LS3’s challenge to the district court’s dismissal of its statutory claims for misappropriation of trade secrets fails because the amended complaint did not identify any trade secrets that may have been misappropriated. Under Colorado’s Uniform Trade Secrets Act, “[t]rade secret’ means the whole or any portion or phase of any ... information relating to any business or profession which is secret and of value.” Colo. Rev. Stat. § 7-74-102. Similarly, under the federal Defend Trade Secrets Act, information is protectible as a trade secret only if it “derives independent economic value, actual or potential, from not being generally known to, and not being readily ascertainable through proper means by, another person who can obtain economic value from the disclosure or use of the information.” 18 U.S.C. § 1839(3)(B).

The amended complaint lacked allegations identifying the information the Cherokee Defendants acquired from the Individual Defendants that may have been a protected trade secret. In fact, LS3 acknowledges that it “could not specifically say exactly what trade secrets were stolen,” but it argues that providing this information is “the function of the discovery process under a notice pleading standard.” Aplt. Opening Br. at 27, an argument it failed to make in district court. And LS3 again fails to cite convincing authority for its discovery argument.4 Under Iqbal, because LS3 failed to allege what trade secrets the Cherokee Defendants misappropriated, its allegations “stop[ ] short of the line between possibility and plausibility of entitlement to relief.” Iqbal, 556 U.S. at 678 (quotations omitted). LS3’s failure to state a plausible claim precluded it from proceeding to discovery. See Ghailani, 859 F.3d at 1304. We therefore affirm the district court’s dismissal of LS3’s claims for misappropriation of trade secrets.


We reverse the district court’s dismissal of the portion of LS3’s breach of contract claim alleging the Individual Defendants breached the duty of loyalty provisions of the IP-NDAs and EAs. We reverse the dismissal of LS3’s claims for intentional interference with contract and civil conspiracy to the extent those claims are derivative of LS3’s claims for breach of the duty of loyalty. In all other respects, we affirm the judgment of the district court. We remand for further proceedings consistent with this opinion.

All Citations
Not Reported in Fed. Rptr., 2022 WL 3440692



After examining the briefs and appellate record, this panel has determined unanimously to honor the parties’ request for a decision on the briefs without oral argument. See Fed. R. App. P. 34(f); 10th Cir. R. 34.1(G). The case is therefore submitted without oral argument. This order and judgment is not binding precedent, except under the doctrines of law of the case, res judicata, and collateral estoppel. It may be cited, however, for its persuasive value consistent with Fed. R. App. P. 32.1 and 10th Cir. R. 32.1.
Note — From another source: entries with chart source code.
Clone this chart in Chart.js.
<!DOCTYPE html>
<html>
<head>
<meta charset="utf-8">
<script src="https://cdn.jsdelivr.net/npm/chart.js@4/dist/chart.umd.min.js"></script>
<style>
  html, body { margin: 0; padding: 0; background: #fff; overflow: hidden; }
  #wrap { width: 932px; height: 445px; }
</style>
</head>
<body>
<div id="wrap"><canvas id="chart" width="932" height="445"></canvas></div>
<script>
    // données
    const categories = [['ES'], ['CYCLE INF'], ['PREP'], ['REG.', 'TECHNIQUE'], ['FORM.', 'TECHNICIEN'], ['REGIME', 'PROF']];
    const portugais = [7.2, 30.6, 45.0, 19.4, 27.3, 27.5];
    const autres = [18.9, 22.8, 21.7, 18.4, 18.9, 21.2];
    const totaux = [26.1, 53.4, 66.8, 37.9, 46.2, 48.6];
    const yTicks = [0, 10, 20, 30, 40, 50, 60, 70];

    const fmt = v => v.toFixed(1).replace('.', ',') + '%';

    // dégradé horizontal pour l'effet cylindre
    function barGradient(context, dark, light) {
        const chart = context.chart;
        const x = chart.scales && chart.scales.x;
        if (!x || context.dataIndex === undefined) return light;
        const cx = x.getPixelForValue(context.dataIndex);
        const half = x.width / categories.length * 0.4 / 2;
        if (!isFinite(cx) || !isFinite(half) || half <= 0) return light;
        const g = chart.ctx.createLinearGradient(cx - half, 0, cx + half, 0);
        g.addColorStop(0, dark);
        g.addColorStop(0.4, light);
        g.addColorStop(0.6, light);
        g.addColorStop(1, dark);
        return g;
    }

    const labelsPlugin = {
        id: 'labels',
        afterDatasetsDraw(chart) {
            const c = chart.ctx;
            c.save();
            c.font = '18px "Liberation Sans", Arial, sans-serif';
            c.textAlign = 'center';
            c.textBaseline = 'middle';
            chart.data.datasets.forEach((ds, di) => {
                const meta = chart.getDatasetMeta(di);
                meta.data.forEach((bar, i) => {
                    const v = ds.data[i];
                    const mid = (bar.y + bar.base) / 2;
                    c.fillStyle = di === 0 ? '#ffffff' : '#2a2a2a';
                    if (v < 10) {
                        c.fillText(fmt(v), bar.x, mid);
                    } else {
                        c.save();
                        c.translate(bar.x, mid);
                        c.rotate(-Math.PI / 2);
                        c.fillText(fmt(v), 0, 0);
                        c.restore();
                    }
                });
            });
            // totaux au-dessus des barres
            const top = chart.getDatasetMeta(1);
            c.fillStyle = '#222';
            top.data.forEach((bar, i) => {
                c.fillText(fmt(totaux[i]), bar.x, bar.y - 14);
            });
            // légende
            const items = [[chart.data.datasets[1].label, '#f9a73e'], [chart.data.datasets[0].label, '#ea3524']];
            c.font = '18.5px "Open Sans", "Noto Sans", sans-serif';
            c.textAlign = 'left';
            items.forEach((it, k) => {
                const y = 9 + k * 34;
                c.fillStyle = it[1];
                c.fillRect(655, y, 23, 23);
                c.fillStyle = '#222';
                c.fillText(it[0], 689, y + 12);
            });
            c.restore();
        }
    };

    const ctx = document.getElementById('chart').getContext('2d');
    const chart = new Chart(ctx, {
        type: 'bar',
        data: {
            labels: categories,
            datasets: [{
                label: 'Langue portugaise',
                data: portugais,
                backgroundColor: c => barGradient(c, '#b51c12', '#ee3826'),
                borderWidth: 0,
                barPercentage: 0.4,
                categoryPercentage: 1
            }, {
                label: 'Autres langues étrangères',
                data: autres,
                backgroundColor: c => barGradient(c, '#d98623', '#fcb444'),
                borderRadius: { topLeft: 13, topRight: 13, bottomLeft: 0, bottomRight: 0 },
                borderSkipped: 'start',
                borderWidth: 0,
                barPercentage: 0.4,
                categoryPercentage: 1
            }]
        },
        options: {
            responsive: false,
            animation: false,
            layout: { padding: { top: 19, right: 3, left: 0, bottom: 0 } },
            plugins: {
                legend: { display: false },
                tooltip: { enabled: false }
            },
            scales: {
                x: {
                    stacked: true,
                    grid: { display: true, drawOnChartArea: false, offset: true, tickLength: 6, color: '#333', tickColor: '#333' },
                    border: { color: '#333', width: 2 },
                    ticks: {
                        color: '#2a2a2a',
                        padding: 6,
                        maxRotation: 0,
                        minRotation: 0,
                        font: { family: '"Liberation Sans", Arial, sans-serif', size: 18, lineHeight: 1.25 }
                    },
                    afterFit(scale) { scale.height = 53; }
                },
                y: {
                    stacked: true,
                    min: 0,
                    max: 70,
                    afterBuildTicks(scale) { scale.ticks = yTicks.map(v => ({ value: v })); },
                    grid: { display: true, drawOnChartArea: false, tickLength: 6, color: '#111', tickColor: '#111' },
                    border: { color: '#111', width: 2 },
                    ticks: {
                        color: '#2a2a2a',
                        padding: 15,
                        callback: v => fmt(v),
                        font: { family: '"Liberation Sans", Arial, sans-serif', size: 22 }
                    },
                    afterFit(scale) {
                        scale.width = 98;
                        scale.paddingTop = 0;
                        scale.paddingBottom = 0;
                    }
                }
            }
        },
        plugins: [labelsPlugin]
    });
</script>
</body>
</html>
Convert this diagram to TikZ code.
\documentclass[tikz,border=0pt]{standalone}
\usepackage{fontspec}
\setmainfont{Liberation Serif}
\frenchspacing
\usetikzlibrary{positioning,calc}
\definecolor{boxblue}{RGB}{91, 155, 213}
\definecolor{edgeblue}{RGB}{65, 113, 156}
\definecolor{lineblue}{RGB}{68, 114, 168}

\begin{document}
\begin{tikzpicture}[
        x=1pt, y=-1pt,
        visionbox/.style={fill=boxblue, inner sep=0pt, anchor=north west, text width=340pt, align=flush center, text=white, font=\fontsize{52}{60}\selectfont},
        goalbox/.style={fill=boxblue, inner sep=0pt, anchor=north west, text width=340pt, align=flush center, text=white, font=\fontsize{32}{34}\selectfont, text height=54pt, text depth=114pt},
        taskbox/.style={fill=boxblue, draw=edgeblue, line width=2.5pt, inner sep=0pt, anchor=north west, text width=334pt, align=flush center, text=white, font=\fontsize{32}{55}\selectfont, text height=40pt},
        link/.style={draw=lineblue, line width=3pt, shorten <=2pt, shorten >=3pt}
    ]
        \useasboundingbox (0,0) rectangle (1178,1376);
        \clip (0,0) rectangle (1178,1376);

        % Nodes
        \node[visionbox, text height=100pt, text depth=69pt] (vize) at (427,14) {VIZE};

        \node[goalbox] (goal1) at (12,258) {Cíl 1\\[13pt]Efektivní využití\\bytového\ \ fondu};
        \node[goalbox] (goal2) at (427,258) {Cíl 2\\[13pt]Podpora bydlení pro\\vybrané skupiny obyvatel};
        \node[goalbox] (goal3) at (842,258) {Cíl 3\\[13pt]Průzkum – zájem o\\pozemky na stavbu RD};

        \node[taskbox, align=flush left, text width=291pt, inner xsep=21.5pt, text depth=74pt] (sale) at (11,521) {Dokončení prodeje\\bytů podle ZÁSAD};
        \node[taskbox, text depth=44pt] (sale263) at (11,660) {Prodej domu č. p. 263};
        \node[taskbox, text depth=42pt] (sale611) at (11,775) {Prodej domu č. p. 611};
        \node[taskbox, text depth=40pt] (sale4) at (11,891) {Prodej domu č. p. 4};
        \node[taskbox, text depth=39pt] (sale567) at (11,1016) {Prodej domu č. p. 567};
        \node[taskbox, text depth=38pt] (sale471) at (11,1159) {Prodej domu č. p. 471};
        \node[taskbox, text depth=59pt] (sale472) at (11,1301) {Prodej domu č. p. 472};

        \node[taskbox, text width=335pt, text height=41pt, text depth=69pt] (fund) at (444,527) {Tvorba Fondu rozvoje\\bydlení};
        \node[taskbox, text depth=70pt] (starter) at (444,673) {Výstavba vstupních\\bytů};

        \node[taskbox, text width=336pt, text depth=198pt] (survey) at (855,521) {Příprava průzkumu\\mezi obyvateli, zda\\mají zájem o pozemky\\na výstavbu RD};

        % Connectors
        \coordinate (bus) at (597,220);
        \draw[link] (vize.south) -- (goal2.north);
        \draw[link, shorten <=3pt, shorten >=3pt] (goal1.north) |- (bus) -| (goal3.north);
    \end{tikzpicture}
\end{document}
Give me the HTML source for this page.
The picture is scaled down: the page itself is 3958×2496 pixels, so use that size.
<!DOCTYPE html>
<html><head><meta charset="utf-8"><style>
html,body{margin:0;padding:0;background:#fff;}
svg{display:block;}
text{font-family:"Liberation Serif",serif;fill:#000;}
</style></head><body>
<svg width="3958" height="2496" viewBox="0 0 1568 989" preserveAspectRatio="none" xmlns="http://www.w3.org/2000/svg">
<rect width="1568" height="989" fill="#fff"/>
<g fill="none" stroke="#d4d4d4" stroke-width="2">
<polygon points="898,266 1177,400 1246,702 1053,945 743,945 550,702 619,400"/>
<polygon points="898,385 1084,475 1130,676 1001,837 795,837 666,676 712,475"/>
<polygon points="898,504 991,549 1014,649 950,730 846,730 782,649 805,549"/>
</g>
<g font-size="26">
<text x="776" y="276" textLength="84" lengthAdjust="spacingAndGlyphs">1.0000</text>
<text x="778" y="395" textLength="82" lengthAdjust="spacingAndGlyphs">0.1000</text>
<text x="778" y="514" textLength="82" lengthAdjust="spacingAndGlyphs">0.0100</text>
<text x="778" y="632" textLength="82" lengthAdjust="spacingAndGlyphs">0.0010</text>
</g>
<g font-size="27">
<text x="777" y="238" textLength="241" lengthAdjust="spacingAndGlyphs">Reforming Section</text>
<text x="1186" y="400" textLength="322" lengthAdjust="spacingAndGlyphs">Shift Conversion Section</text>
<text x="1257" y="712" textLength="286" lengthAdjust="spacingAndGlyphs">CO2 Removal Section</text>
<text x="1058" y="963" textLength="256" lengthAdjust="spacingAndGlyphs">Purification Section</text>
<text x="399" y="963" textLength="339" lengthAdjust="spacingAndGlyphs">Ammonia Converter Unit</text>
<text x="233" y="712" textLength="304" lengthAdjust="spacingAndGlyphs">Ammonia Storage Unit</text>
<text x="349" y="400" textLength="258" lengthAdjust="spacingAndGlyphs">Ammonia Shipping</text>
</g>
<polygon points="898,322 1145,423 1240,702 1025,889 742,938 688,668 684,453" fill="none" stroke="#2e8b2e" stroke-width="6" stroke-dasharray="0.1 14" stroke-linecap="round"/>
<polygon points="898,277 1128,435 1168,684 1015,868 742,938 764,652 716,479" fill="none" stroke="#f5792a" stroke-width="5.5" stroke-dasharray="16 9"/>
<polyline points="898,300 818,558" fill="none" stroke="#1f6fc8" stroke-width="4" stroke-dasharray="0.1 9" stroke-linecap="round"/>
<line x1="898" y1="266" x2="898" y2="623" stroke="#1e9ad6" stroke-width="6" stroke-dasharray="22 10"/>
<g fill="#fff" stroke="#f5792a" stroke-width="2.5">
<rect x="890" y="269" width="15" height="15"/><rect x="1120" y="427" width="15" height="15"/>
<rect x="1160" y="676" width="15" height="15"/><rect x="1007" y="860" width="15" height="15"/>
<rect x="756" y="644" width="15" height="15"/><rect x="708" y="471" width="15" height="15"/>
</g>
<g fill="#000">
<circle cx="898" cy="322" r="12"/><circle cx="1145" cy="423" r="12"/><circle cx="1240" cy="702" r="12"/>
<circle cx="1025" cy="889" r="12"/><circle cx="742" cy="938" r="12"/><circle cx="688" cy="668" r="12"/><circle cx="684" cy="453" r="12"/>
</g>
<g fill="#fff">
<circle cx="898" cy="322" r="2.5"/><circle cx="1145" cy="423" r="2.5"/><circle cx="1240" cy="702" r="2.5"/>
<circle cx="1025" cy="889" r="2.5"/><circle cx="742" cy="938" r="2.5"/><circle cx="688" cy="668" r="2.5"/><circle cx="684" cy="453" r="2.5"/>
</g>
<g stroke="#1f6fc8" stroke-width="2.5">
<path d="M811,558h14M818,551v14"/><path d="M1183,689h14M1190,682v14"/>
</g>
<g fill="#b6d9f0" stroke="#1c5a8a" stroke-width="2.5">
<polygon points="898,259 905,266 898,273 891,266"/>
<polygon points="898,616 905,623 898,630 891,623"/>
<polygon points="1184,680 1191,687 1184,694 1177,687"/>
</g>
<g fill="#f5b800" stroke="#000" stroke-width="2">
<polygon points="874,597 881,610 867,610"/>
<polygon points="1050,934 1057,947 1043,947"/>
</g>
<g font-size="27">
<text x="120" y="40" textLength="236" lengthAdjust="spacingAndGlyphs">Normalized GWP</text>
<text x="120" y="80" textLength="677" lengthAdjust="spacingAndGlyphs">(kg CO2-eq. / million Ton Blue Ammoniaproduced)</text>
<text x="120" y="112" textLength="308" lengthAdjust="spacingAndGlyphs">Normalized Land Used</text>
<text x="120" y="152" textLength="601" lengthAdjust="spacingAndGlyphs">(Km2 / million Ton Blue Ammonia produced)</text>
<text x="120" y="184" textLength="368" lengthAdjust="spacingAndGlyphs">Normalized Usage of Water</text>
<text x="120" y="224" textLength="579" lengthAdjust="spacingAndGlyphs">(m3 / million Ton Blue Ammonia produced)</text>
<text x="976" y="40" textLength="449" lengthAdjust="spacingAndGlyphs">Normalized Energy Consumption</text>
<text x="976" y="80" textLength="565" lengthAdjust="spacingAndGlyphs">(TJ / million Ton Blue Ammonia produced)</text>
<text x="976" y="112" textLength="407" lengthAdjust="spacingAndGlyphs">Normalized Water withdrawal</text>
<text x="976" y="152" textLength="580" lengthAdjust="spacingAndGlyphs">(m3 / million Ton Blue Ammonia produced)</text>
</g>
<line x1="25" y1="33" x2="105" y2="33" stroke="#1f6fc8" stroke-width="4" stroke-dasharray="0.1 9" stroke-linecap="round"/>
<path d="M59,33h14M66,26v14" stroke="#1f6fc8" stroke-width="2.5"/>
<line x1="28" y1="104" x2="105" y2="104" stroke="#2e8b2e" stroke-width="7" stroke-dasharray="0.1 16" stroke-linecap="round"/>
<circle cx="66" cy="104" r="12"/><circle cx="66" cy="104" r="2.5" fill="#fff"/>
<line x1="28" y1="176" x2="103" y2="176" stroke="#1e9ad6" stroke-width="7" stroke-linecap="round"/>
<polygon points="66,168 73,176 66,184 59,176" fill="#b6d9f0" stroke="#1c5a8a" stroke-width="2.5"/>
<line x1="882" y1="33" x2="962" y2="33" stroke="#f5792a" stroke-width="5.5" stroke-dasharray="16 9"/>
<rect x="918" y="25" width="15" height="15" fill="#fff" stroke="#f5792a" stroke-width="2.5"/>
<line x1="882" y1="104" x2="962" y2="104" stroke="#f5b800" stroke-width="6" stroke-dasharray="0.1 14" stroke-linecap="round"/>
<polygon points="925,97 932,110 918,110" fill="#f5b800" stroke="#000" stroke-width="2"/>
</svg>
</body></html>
Except where otherwise noted, these facts come from LS3’s Amended Complaint. We take as true the well-pleaded allegations when considering a motion to dismiss. See Waller v. City & Cnty. of Denver, 932 F.3d 1277, 1282 (10th Cir. 2019).


The services related to a “cybersecurity domain that allows agencies to securely access resources across existing systems and emerging platforms.” Identity, Credential, and Access Management (ICAM), Cybersecurity & Infrastructure Security Agency, https://perma.cc/V8P9-69W6.


In its amended complaint, LS3 also asserted the existence of diversity jurisdiction. See 28 U.S.C. § 1332.


In its reply brief, LS3 cites SGS Acquisition Co. Ltd. v. Linsley, 352 F. Supp. 3d 1109, 1122 (D. Colo. 2018), but the district court’s summary judgment order in that case did not address pleading standards to survive a motion to dismiss.